- Two artificers, a Battle Smith with their Steel Defender and an Artillerist, as portrayed in Eberron: Rising from the Last War. Illustrated by Paul Scott Canavan.

Editions
- Alternate class: 2nd; v3.5; 4th; 5th; 5.5e;

Publication history
- First appearance: Eberron Campaign Setting
- Source books: Player's Option: Spells & Magic; Eberron Campaign Setting; Eberron Player's Guide; Eberron: Rising from the Last War;

Grouping
- 2E group: Wizard specialist
- 4E powersource: Arcane
- 4E role: Leader

= Artificer (Dungeons & Dragons) =

Dungeons & Dragons character class

The artificer is a playable character class in the Dungeons & Dragons (D&D) fantasy role-playing game. While the artificer originally appeared as a subclass for spellcasters in older editions, the artificer first appeared as a full class in the 3.5 edition of D&D.

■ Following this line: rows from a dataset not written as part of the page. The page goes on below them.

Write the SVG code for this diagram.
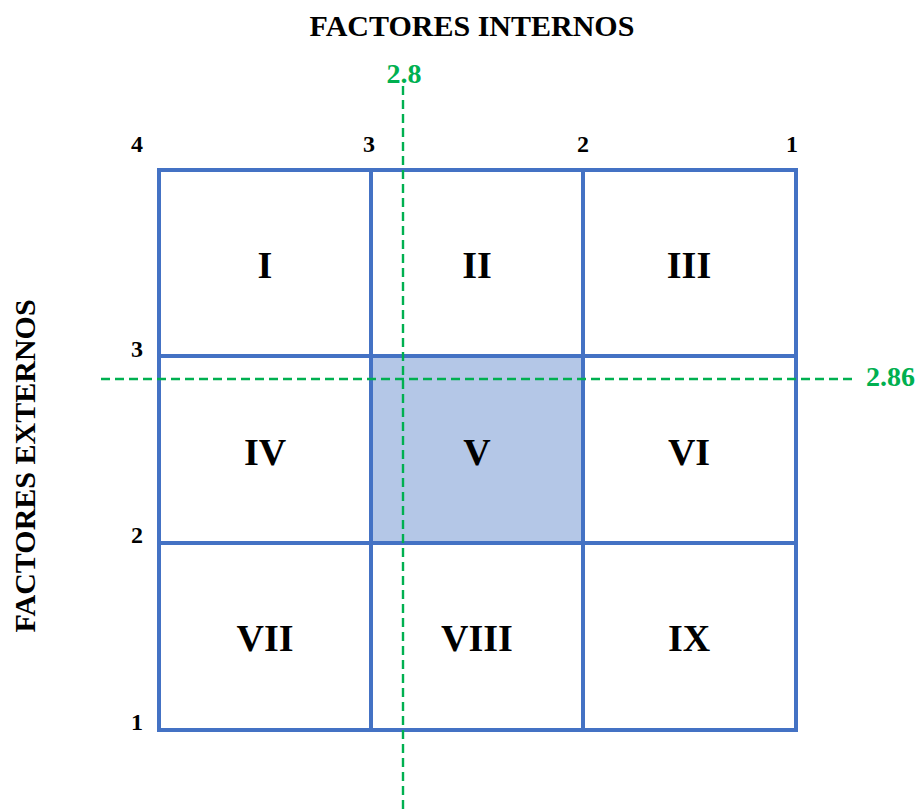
<svg xmlns="http://www.w3.org/2000/svg" width="923" height="810" viewBox="0 0 923 810">
<style>
text{font-family:"Liberation Serif","Times New Roman",serif;font-weight:bold;}
.t{font-size:30px;fill:#000;}
.n{font-size:24px;fill:#000;}
.r{font-size:38px;fill:#000;text-anchor:middle;}
.g{font-size:28px;fill:#00B050;}
.cell{fill:none;stroke:#4472C4;stroke-width:4;}
.dash{stroke:#00B050;stroke-width:2.4;stroke-dasharray:9 5;fill:none;}
</style>
<rect width="923" height="810" fill="#fff"/>
<text class="t" x="472" y="36" text-anchor="middle">FACTORES INTERNOS</text>
<text class="t" transform="translate(35,466) rotate(-90)" text-anchor="middle">FACTORES EXTERNOS</text>
<g id="axis-x">
<text class="n" x="137" y="152" text-anchor="middle">4</text>
<text class="n" x="369" y="152" text-anchor="middle">3</text>
<text class="n" x="583" y="152" text-anchor="middle">2</text>
<text class="n" x="792" y="152" text-anchor="middle">1</text>
</g>
<g id="axis-y">
<text class="n" x="137" y="357" text-anchor="middle">3</text>
<text class="n" x="137" y="543" text-anchor="middle">2</text>
<text class="n" x="137" y="730" text-anchor="middle">1</text>
</g>
<g id="cell-I"><rect class="cell" x="159" y="170" width="212" height="186"/><text class="r" x="265" y="278">I</text></g>
<g id="cell-II"><rect class="cell" x="371" y="170" width="212" height="186"/><text class="r" x="477" y="278">II</text></g>
<g id="cell-III"><rect class="cell" x="583" y="170" width="213" height="186"/><text class="r" x="689" y="278">III</text></g>
<g id="cell-IV"><rect class="cell" x="159" y="356" width="212" height="187"/><text class="r" x="265" y="465">IV</text></g>
<g id="cell-V"><rect class="cell" x="371" y="356" width="212" height="187" style="fill:#B4C7E7"/><text class="r" x="477" y="465">V</text></g>
<g id="cell-VI"><rect class="cell" x="583" y="356" width="213" height="187"/><text class="r" x="689" y="465">VI</text></g>
<g id="cell-VII"><rect class="cell" x="159" y="543" width="212" height="187"/><text class="r" x="265" y="651">VII</text></g>
<g id="cell-VIII"><rect class="cell" x="371" y="543" width="212" height="187"/><text class="r" x="477" y="651">VIII</text></g>
<g id="cell-IX"><rect class="cell" x="583" y="543" width="213" height="187"/><text class="r" x="689" y="651">IX</text></g>
<g id="connectors">
<line class="dash" x1="403" y1="86" x2="403" y2="810"/>
<line class="dash" x1="101" y1="379" x2="857" y2="379"/>
</g>
<text class="g" x="404" y="83" text-anchor="middle">2.8</text>
<text class="g" x="866" y="386">2.86</text>
</svg>
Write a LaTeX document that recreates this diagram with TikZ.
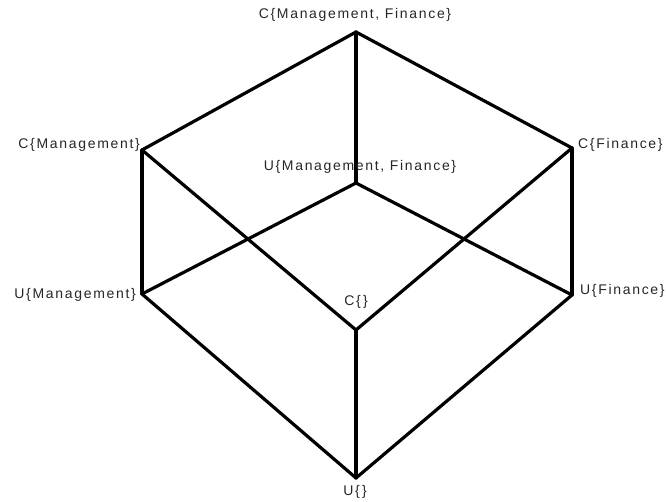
\documentclass[tikz,border=0pt]{standalone}
\usepackage{fontspec}
\setmainfont{Liberation Sans}[LetterSpace=12]
\usepackage{tikz}

\tikzset{
  lbl/.style={inner sep=0pt, font=\fontsize{14}{16}\selectfont, text=black!85},
  arista/.style={line width=3.2pt, black}
}

\begin{document}
\begin{tikzpicture}[x=1pt, y=-1pt, line cap=round, line join=round]
  \useasboundingbox (0,0) rectangle (666,502);

  % Vértices
  \coordinate (CMF) at (356,32);
  \coordinate (CM)  at (142,150);
  \coordinate (CF)  at (572,148);
  \coordinate (UMF) at (356,183);
  \coordinate (UM)  at (142,294);
  \coordinate (UF)  at (572,295);
  \coordinate (C0)  at (356,330);
  \coordinate (U0)  at (356,478);

  % Aristas
  \draw[arista] (CMF) -- (CM);
  \draw[arista] (CMF) -- (CF);
  \draw[arista] (CMF) -- (UMF);
  \draw[arista] (CM) -- (UM);
  \draw[arista] (CM) -- (C0);
  \draw[arista] (CF) -- (UF);
  \draw[arista] (CF) -- (C0);
  \draw[arista] (UMF) -- (UM);
  \draw[arista] (UMF) -- (UF);
  \draw[arista] (UM) -- (U0);
  \draw[arista] (UF) -- (U0);
  \draw[arista] (C0) -- (U0);

  % Etiquetas
  \node[lbl] (tCMF) at (355,15) {C\{Management, Finance\}};
  \node[lbl, anchor=east] (tCM) at (140,145) {C\{Management\}};
  \node[lbl, anchor=west] (tCF) at (578,145) {C\{Finance\}};
  \node[lbl] (tUMF) at (360,167) {U\{Management, Finance\}};
  \node[lbl, anchor=east] (tUM) at (136,295) {U\{Management\}};
  \node[lbl, anchor=west] (tUF) at (580,291) {U\{Finance\}};
  \node[lbl] (tC0) at (356,302) {C\{\,\}};
  \node[lbl] (tU0) at (355,492) {U\{\,\}};
\end{tikzpicture}
\end{document}
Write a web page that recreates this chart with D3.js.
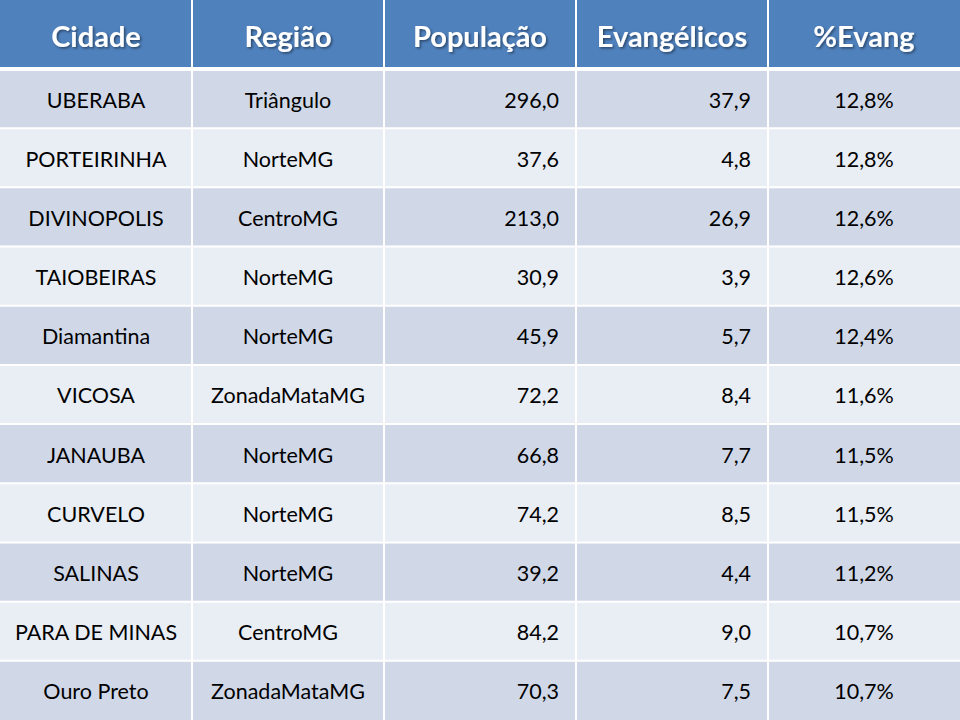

The standalone artificer was introduced in 2004 as part of Eberron, a new campaign setting for D&D. It is a unique base class that reflects many of the core themes of Eberron. In subsequent D&D editions, the class has appeared in Eberron sourcebooks such as Eberron Player's Guide (2009) for 4th edition and Eberron: Rising from the Last War (2019) and Eberron: Forge of the Artificer (2025) for 5th edition.

==Campaign setting==
Though introduced as a wizard specialist in Player's Option: Spells & Magic (1996), and as a prestige class for gnome arcane spellcasters in Magic of Faerûn (2001), artificers were first added in 2004 as a standalone class in the Eberron campaign setting. In 2006, Skip Williams explained that the class "represents an approach to magic that's a little different from spellcasting as presented in the Player's Handbook. To an artificer, magic is neither arcane nor divine but a force to be captured and infused into items". He noted that the "core" of the class is as "a master of gadgets", however, the artificer has a range of expressions for players such as "a cool-headed problem solver, an ascetic philosopher, a cunning explorer, a magical dilettante, or a combat magician".

Within the fictional setting, artificers are a major defining feature of a Dragonmarked house, House Cannith, and the common people in the metropolis of Sharn and other cities rely heavily on artificers to maintain the magical infrastructure. Artificers represent many of the high-magic elements of Eberron as a campaign setting.

==Publication history==

===Advanced Dungeons & Dragons 2nd edition===
The first appearance of an artificer was as a wizard specialist introduced in the Advanced Dungeons & Dragons 2nd edition supplement Player's Option: Spells & Magic (1996) where artifice was a newly added specialty within the School of Thaumaturgy. This artificer channels magic into or through non-living items for their own personal use, thus any spells in the Enchantment/Charm school which happen to affect living things, and the entire school of Necromancy, are opposed to the Artifice specialty and off limits to the artificer of AD&D 2nd edition.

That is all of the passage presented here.